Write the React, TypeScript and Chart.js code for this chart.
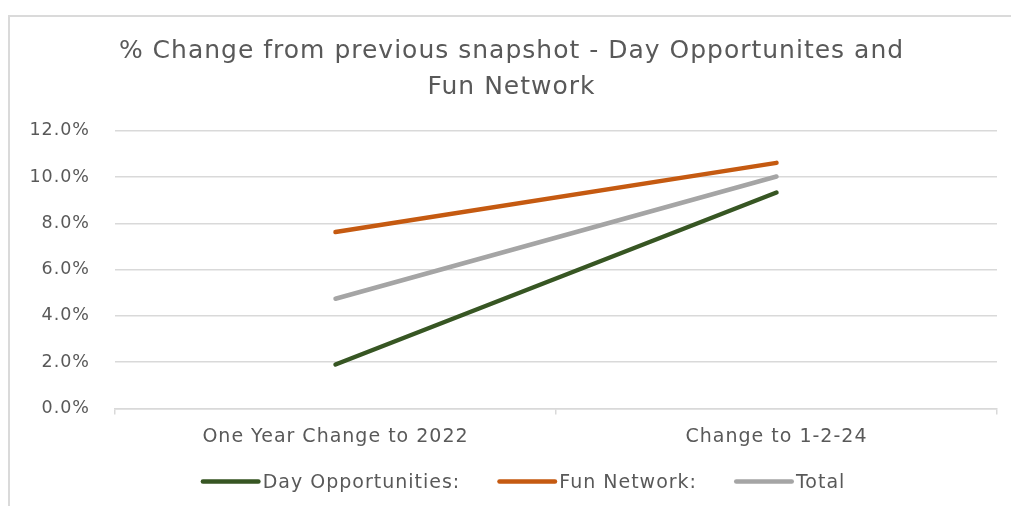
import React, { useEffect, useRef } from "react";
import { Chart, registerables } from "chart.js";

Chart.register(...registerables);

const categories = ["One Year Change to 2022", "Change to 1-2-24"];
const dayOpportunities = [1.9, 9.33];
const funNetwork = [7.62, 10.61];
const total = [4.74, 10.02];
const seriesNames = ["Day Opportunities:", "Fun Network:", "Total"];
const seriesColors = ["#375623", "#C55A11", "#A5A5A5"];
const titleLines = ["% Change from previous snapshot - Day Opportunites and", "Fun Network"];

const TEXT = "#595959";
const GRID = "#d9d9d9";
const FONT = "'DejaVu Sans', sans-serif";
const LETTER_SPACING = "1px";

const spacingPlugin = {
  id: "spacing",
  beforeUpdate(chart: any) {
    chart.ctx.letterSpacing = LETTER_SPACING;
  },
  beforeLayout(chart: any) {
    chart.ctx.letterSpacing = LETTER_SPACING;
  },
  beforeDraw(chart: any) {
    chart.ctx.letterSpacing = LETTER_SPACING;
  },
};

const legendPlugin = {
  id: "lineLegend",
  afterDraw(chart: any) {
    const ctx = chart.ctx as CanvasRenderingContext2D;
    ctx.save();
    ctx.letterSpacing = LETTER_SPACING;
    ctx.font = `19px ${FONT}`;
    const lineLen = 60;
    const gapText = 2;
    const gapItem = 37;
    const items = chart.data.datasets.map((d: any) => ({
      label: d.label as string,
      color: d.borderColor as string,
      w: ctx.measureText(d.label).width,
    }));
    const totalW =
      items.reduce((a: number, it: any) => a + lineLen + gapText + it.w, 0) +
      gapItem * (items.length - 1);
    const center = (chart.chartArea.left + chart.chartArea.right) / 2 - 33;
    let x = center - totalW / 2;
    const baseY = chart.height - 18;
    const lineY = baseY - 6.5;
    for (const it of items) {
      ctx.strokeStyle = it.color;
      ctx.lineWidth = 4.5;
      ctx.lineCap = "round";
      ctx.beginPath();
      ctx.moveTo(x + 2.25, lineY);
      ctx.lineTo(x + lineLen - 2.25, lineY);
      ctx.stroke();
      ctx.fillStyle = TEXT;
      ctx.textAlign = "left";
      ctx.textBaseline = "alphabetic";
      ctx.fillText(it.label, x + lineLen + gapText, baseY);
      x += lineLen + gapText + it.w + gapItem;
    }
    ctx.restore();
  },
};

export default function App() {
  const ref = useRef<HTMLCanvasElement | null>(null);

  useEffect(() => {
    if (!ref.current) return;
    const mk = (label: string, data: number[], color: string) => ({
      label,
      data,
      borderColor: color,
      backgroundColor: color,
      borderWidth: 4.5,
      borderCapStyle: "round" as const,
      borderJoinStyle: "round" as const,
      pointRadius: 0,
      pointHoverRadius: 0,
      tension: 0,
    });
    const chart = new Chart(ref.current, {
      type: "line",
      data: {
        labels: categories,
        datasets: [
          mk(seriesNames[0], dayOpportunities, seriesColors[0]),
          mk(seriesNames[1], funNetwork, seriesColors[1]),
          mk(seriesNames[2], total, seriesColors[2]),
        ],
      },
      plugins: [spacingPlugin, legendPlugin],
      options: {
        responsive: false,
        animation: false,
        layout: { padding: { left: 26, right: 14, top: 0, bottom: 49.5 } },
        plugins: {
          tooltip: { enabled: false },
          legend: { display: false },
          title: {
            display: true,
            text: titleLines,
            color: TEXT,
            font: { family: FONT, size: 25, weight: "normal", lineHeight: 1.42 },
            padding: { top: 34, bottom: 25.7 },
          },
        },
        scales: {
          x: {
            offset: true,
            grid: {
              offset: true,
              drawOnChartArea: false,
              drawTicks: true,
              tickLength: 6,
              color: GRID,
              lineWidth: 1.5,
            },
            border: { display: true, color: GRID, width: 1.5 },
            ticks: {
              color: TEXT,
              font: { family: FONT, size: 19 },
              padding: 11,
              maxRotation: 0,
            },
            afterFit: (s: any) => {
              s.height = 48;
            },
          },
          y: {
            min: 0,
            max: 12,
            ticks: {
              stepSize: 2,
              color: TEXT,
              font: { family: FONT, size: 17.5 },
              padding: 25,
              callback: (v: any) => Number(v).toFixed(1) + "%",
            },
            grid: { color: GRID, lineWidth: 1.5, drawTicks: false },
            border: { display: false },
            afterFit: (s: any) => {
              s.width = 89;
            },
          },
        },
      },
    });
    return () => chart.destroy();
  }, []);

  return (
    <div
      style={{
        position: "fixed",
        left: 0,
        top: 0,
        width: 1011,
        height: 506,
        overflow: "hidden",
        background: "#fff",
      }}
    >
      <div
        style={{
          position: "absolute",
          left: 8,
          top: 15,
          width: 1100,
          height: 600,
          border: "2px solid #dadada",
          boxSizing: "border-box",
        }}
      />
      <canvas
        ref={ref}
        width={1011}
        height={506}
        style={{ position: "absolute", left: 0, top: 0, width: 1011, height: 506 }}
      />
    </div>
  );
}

____________

## Requirement
Quote the data above in full, leaving out the pictures it holds.

## Correct answer
Write the React, TypeScript and Chart.js code for this chart.
import React, { useEffect, useRef } from "react";
import { Chart, registerables } from "chart.js";

Chart.register(...registerables);

const categories = ["One Year Change to 2022", "Change to 1-2-24"];
const dayOpportunities = [1.9, 9.33];
const funNetwork = [7.62, 10.61];
const total = [4.74, 10.02];
const seriesNames = ["Day Opportunities:", "Fun Network:", "Total"];
const seriesColors = ["#375623", "#C55A11", "#A5A5A5"];
const titleLines = ["% Change from previous snapshot - Day Opportunites and", "Fun Network"];

const TEXT = "#595959";
const GRID = "#d9d9d9";
const FONT = "'DejaVu Sans', sans-serif";
const LETTER_SPACING = "1px";

const spacingPlugin = {
  id: "spacing",
  beforeUpdate(chart: any) {
    chart.ctx.letterSpacing = LETTER_SPACING;
  },
  beforeLayout(chart: any) {
    chart.ctx.letterSpacing = LETTER_SPACING;
  },
  beforeDraw(chart: any) {
    chart.ctx.letterSpacing = LETTER_SPACING;
  },
};

const legendPlugin = {
  id: "lineLegend",
  afterDraw(chart: any) {
    const ctx = chart.ctx as CanvasRenderingContext2D;
    ctx.save();
    ctx.letterSpacing = LETTER_SPACING;
    ctx.font = `19px ${FONT}`;
    const lineLen = 60;
    const gapText = 2;
    const gapItem = 37;
    const items = chart.data.datasets.map((d: any) => ({
      label: d.label as string,
      color: d.borderColor as string,
      w: ctx.measureText(d.label).width,
    }));
    const totalW =
      items.reduce((a: number, it: any) => a + lineLen + gapText + it.w, 0) +
      gapItem * (items.length - 1);
    const center = (chart.chartArea.left + chart.chartArea.right) / 2 - 33;
    let x = center - totalW / 2;
    const baseY = chart.height - 18;
    const lineY = baseY - 6.5;
    for (const it of items) {
      ctx.strokeStyle = it.color;
      ctx.lineWidth = 4.5;
      ctx.lineCap = "round";
      ctx.beginPath();
      ctx.moveTo(x + 2.25, lineY);
      ctx.lineTo(x + lineLen - 2.25, lineY);
      ctx.stroke();
      ctx.fillStyle = TEXT;
      ctx.textAlign = "left";
      ctx.textBaseline = "alphabetic";
      ctx.fillText(it.label, x + lineLen + gapText, baseY);
      x += lineLen + gapText + it.w + gapItem;
    }
    ctx.restore();
  },
};

export default function App() {
  const ref = useRef<HTMLCanvasElement | null>(null);

  useEffect(() => {
    if (!ref.current) return;
    const mk = (label: string, data: number[], color: string) => ({
      label,
      data,
      borderColor: color,
      backgroundColor: color,
      borderWidth: 4.5,
      borderCapStyle: "round" as const,
      borderJoinStyle: "round" as const,
      pointRadius: 0,
      pointHoverRadius: 0,
      tension: 0,
    });
    const chart = new Chart(ref.current, {
      type: "line",
      data: {
        labels: categories,
        datasets: [
          mk(seriesNames[0], dayOpportunities, seriesColors[0]),
          mk(seriesNames[1], funNetwork, seriesColors[1]),
          mk(seriesNames[2], total, seriesColors[2]),
        ],
      },
      plugins: [spacingPlugin, legendPlugin],
      options: {
        responsive: false,
        animation: false,
        layout: { padding: { left: 26, right: 14, top: 0, bottom: 49.5 } },
        plugins: {
          tooltip: { enabled: false },
          legend: { display: false },
          title: {
            display: true,
            text: titleLines,
            color: TEXT,
            font: { family: FONT, size: 25, weight: "normal", lineHeight: 1.42 },
            padding: { top: 34, bottom: 25.7 },
          },
        },
        scales: {
          x: {
            offset: true,
            grid: {
              offset: true,
              drawOnChartArea: false,
              drawTicks: true,
              tickLength: 6,
              color: GRID,
              lineWidth: 1.5,
            },
            border: { display: true, color: GRID, width: 1.5 },
            ticks: {
              color: TEXT,
              font: { family: FONT, size: 19 },
              padding: 11,
              maxRotation: 0,
            },
            afterFit: (s: any) => {
              s.height = 48;
            },
          },
          y: {
            min: 0,
            max: 12,
            ticks: {
              stepSize: 2,
              color: TEXT,
              font: { family: FONT, size: 17.5 },
              padding: 25,
              callback: (v: any) => Number(v).toFixed(1) + "%",
            },
            grid: { color: GRID, lineWidth: 1.5, drawTicks: false },
            border: { display: false },
            afterFit: (s: any) => {
              s.width = 89;
            },
          },
        },
      },
    });
    return () => chart.destroy();
  }, []);

  return (
    <div
      style={{
        position: "fixed",
        left: 0,
        top: 0,
        width: 1011,
        height: 506,
        overflow: "hidden",
        background: "#fff",
      }}
    >
      <div
        style={{
          position: "absolute",
          left: 8,
          top: 15,
          width: 1100,
          height: 600,
          border: "2px solid #dadada",
          boxSizing: "border-box",
        }}
      />
      <canvas
        ref={ref}
        width={1011}
        height={506}
        style={{ position: "absolute", left: 0, top: 0, width: 1011, height: 506 }}
      />
    </div>
  );
}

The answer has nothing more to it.